Nanoscale 3D printing uses a high-precision laser to strike the liquid in specific locations of the material with two photons. Whilst this provides enough energy to harden liquid polymers into solids, it doesn’t provide enough to fuse metal.
"Metals don't respond to light in the same way as the polymer resins that we use to manufacture structures at the nanoscale," said Caltech materials scientist Professor Julia Greer. "There's a chemical reaction that gets triggered when light interacts with a polymer that enables it to harden and then form into a particular shape. In a metal, this process is fundamentally impossible."
Greer's graduate student Andrey Vyatskikh came up with a solution that uses organic ligands - molecules that bond to metal - to create a resin containing mostly polymer, but which carries along with it metal that can be printed, like a scaffold.
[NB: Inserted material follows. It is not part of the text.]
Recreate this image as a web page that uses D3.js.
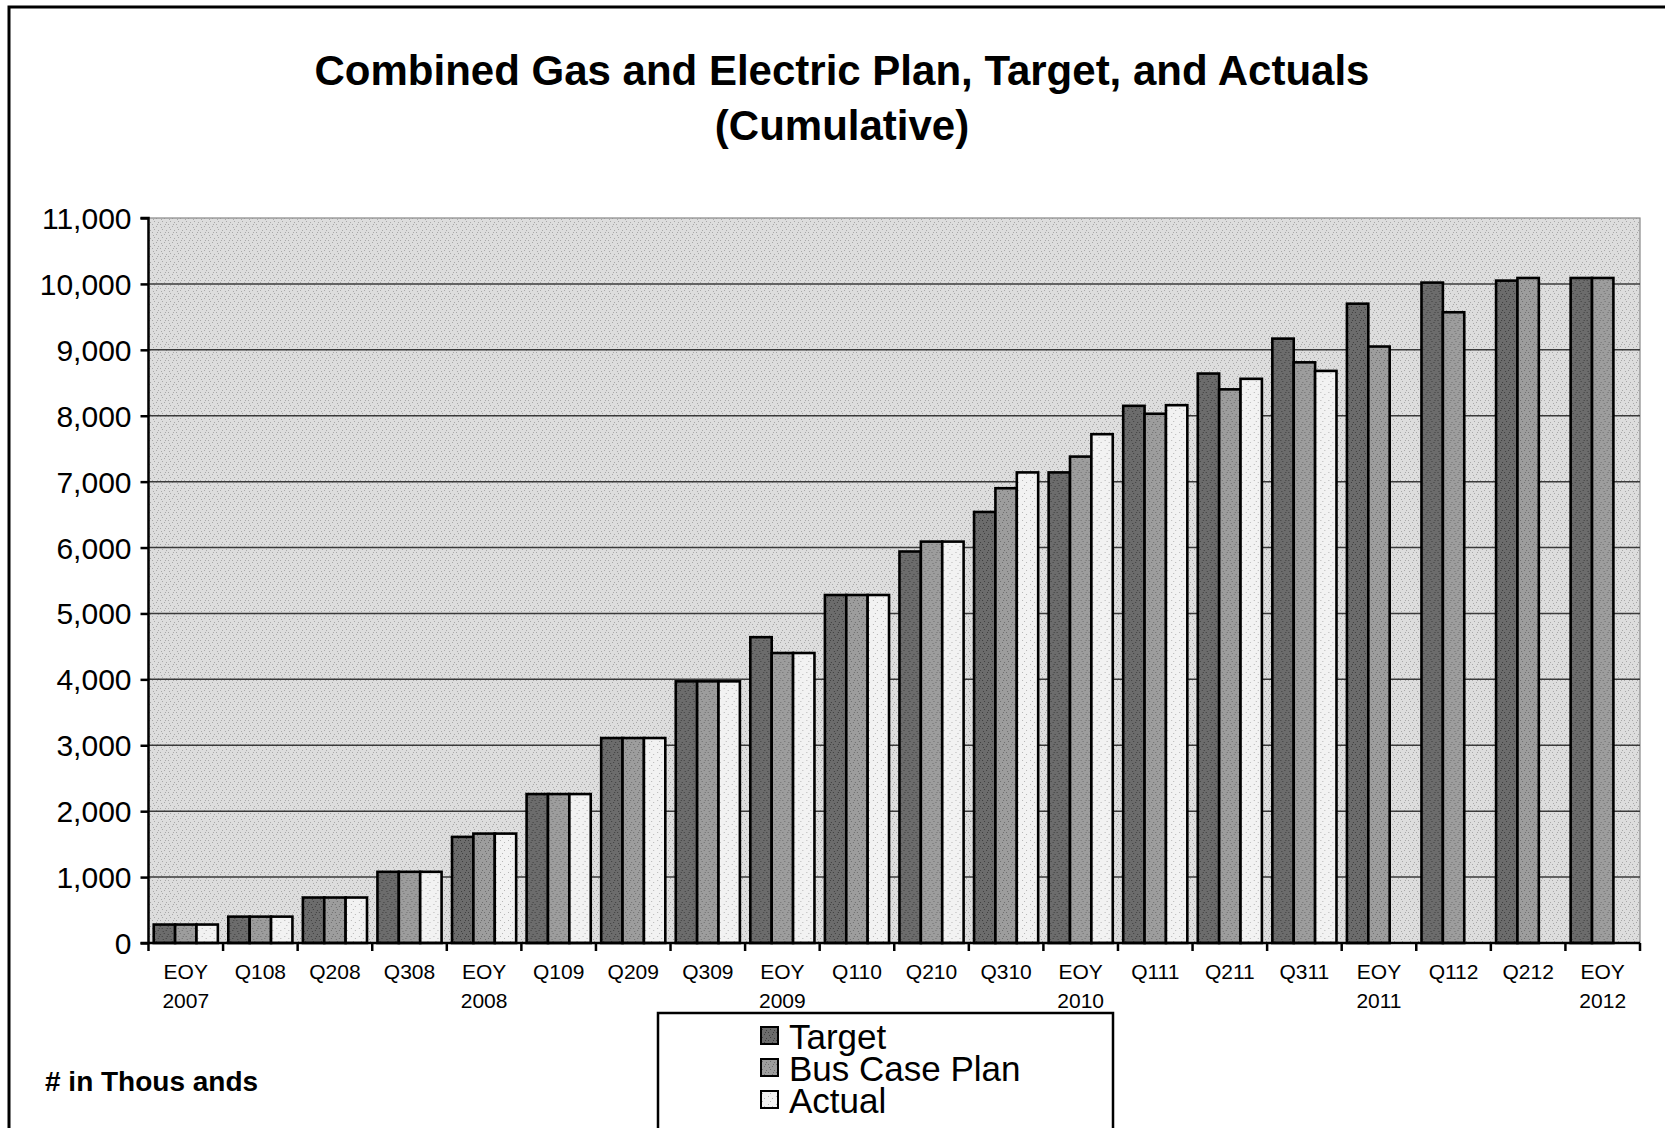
<!DOCTYPE html>
<html>
<head>
<meta charset="utf-8">
<script src="https://cdn.jsdelivr.net/npm/d3@7"></script>
<style>
  html, body { margin: 0; padding: 0; background: #fff; }
  svg { display: block; }
  text { font-family: "Liberation Sans", Arial, sans-serif; fill: #000; }
</style>
</head>
<body>
<svg id="chart" width="1665" height="1128"></svg>
<script>
// ---- Data ----
const categories = ["EOY 2007","Q108","Q208","Q308","EOY 2008","Q109","Q209","Q309","EOY 2009","Q110",
                    "Q210","Q310","EOY 2010","Q111","Q211","Q311","EOY 2011","Q112","Q212","EOY 2012"];
const seriesNames = ["Target", "Bus Case Plan", "Actual"];
const target   = [280, 400, 690, 1080, 1610, 2260, 3110, 3970, 4640, 5280, 5940, 6540, 7140, 8150, 8640, 9170, 9700, 10020, 10050, 10090];
const busCase  = [280, 400, 690, 1080, 1660, 2260, 3110, 3970, 4400, 5280, 6090, 6900, 7380, 8030, 8400, 8810, 9050, 9570, 10090, 10090];
const actual   = [280, 400, 690, 1080, 1660, 2260, 3110, 3970, 4400, 5280, 6090, 7140, 7720, 8160, 8560, 8680, null, null, null, null];
const yTicks   = [0,1000,2000,3000,4000,5000,6000,7000,8000,9000,10000,11000];
const titleLines = ["Combined Gas and Electric Plan, Target, and Actuals", "(Cumulative)"];
const unitNote = "# in Thous ands";

const seriesValues = [target, busCase, actual];

// ---- Layout ----
const svg = d3.select("#chart");
const W = 1665, H = 1128;
const plot = { left: 148.5, right: 1640, top: 218, bottom: 943 };

// patterns for stippled look
const defs = svg.append("defs");
function stipple(id, base, dot, density) {
  const p = defs.append("pattern").attr("id", id).attr("patternUnits", "userSpaceOnUse")
    .attr("width", 8).attr("height", 8);
  p.append("rect").attr("width", 8).attr("height", 8).attr("fill", base);
  const pts = [[0,0],[4,2],[2,5],[6,6],[1,3],[5,0],[3,7],[7,3]].slice(0, density);
  pts.forEach(([x,y]) => p.append("rect").attr("x", x).attr("y", y).attr("width", 1).attr("height", 1).attr("fill", dot));
}
stipple("bgPat", "#dddddd", "#a8a8a8", 6);
stipple("pat0", "#6c6c6c", "#3e3e3e", 6);
stipple("pat1", "#9d9d9d", "#6e6e6e", 6);
stipple("pat2", "#f2f2f2", "#b5b5b5", 3);
const fills = ["url(#pat0)", "url(#pat1)", "url(#pat2)"];

// outer frame
svg.append("rect").attr("x", 9).attr("y", 7).attr("width", W + 20).attr("height", H + 20)
  .attr("fill", "none").attr("stroke", "#000").attr("stroke-width", 3);

// title
svg.append("text").attr("x", 842).attr("y", 85).attr("text-anchor", "middle")
  .attr("font-size", 42).attr("font-weight", "bold").text(titleLines[0]);
svg.append("text").attr("x", 842).attr("y", 140).attr("text-anchor", "middle")
  .attr("font-size", 42).attr("font-weight", "bold").text(titleLines[1]);

// scales
const x0 = d3.scaleBand().domain(categories).range([plot.left, plot.right]).paddingInner(0.14).paddingOuter(0.07);
const x1 = d3.scaleBand().domain(seriesNames).range([0, x0.bandwidth()]).padding(0);
const y = d3.scaleLinear().domain([0, 11000]).range([plot.bottom, plot.top]);

// plot background
svg.append("rect").attr("x", plot.left).attr("y", plot.top)
  .attr("width", plot.right - plot.left).attr("height", plot.bottom - plot.top)
  .attr("fill", "url(#bgPat)").attr("stroke", "#888").attr("stroke-width", 1.2);

// gridlines
svg.append("g").selectAll("line").data(yTicks.filter(d => d > 0 && d < 11000)).join("line")
  .attr("x1", plot.left).attr("x2", plot.right)
  .attr("y1", d => y(d)).attr("y2", d => y(d))
  .attr("stroke", "#3a3a3a").attr("stroke-width", 1.5);

// bars
const groups = svg.append("g").selectAll("g").data(categories).join("g")
  .attr("transform", d => `translate(${x0(d)},0)`);
groups.selectAll("rect").data((c, i) => seriesNames.map((s, k) => ({ s, k, v: seriesValues[k][i] })).filter(d => d.v != null))
  .join("rect")
  .attr("x", d => x1(d.s))
  .attr("y", d => y(d.v))
  .attr("width", x1.bandwidth())
  .attr("height", d => y(0) - y(d.v))
  .attr("fill", d => fills[d.k])
  .attr("stroke", "#000").attr("stroke-width", 2.6);

// y axis
const yAxis = d3.axisLeft(y).tickValues(yTicks).tickSize(8).tickFormat(d3.format(","));
const gy = svg.append("g").attr("transform", `translate(${plot.left},0)`).call(yAxis);
gy.select(".domain").attr("stroke", "#000").attr("stroke-width", 2.5).attr("d", `M-8,${plot.top}H0V${plot.bottom}`);
gy.selectAll(".tick line").attr("stroke", "#000").attr("stroke-width", 2.5);
gy.selectAll(".tick text").attr("font-size", 30).attr("x", -17).attr("dy", "0.35em")
  .style("font-family", "'Liberation Sans', Arial, sans-serif").attr("fill", "#000");

// x axis (ticks at category boundaries)
const gx = svg.append("g");
gx.append("line").attr("x1", plot.left - 8).attr("x2", plot.right)
  .attr("y1", plot.bottom).attr("y2", plot.bottom).attr("stroke", "#000").attr("stroke-width", 2.5);
const step = x0.step();
const boundaries = d3.range(categories.length + 1).map(i => x0(categories[0]) - x0.paddingOuter() * step + i * step);
gx.selectAll("line.tk").data(boundaries).join("line").attr("class", "tk")
  .attr("x1", d => d).attr("x2", d => d)
  .attr("y1", plot.bottom).attr("y2", plot.bottom + 8)
  .attr("stroke", "#000").attr("stroke-width", 2.5);
gx.selectAll("text.xl").data(categories).join("text").attr("class", "xl")
  .attr("x", d => x0(d) + x0.bandwidth() / 2)
  .attr("y", 979)
  .attr("text-anchor", "middle").attr("font-size", 21)
  .each(function(d) {
    const parts = d.split(" ");
    const t = d3.select(this);
    parts.forEach((p, i) => t.append("tspan").attr("x", x0(d) + x0.bandwidth() / 2).attr("dy", i === 0 ? 0 : 29).text(p));
  });

// unit note
svg.append("text").attr("x", 45).attr("y", 1091).attr("font-size", 28).attr("font-weight", "bold").text(unitNote);

// legend
const lg = svg.append("g");
lg.append("rect").attr("x", 658).attr("y", 1013).attr("width", 455).attr("height", 140)
  .attr("fill", "#fff").attr("stroke", "#000").attr("stroke-width", 2.5);
const legendY = [1036, 1068, 1100];
seriesNames.forEach((s, k) => {
  lg.append("rect").attr("x", 761).attr("y", legendY[k] - 9).attr("width", 17).attr("height", 17)
    .attr("fill", fills[k]).attr("stroke", "#000").attr("stroke-width", 2);
  lg.append("text").attr("x", 789).attr("y", legendY[k]).attr("dy", "0.36em")
    .attr("font-size", 35).text(s);
});
</script>
</body>
</html>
The team bonded together nickel and organic molecules to create a liquid, designed a structure using computer software, and then built this structure by zapping the liquid with a two-photon laser.
The laser creates stronger chemical bonds between the organic molecules, hardening them into building blocks for the structure. Since those molecules are also bonded to the nickel atoms, the nickel becomes incorporated into the structure. In this way, the team was able to print a 3D structure that was initially a blend of metal ions and non-metal, organic molecules.
This structure was then put into an oven that slowly heated it up to 1,000 degrees Celsius, which is below the melting point of nickel (1,455 degrees Celsius,) but hot enough to vaporise the organic materials in the structure, leaving only the metal. This pyrolysis process also fused the metal particles together.
In addition, because the process vaporised a significant amount of the structure's material, its dimensions shrank by 80 per cent, but it maintained its shape and proportions.
"That final shrinkage is a big part of why we're able to get structures to be so small," said Vyatskikh. "In the structure, we built for the paper, the diameter of the metal beams in the printed part is roughly 1/1000th the size of the tip of a sewing needle."
The group is now refining the performance of the technique and looking at how it could be called up for industrial applications. It’s also looking at using a range of other materials, including tungsten, titanium, ceramics, semiconductors, and even piezoelectric materials.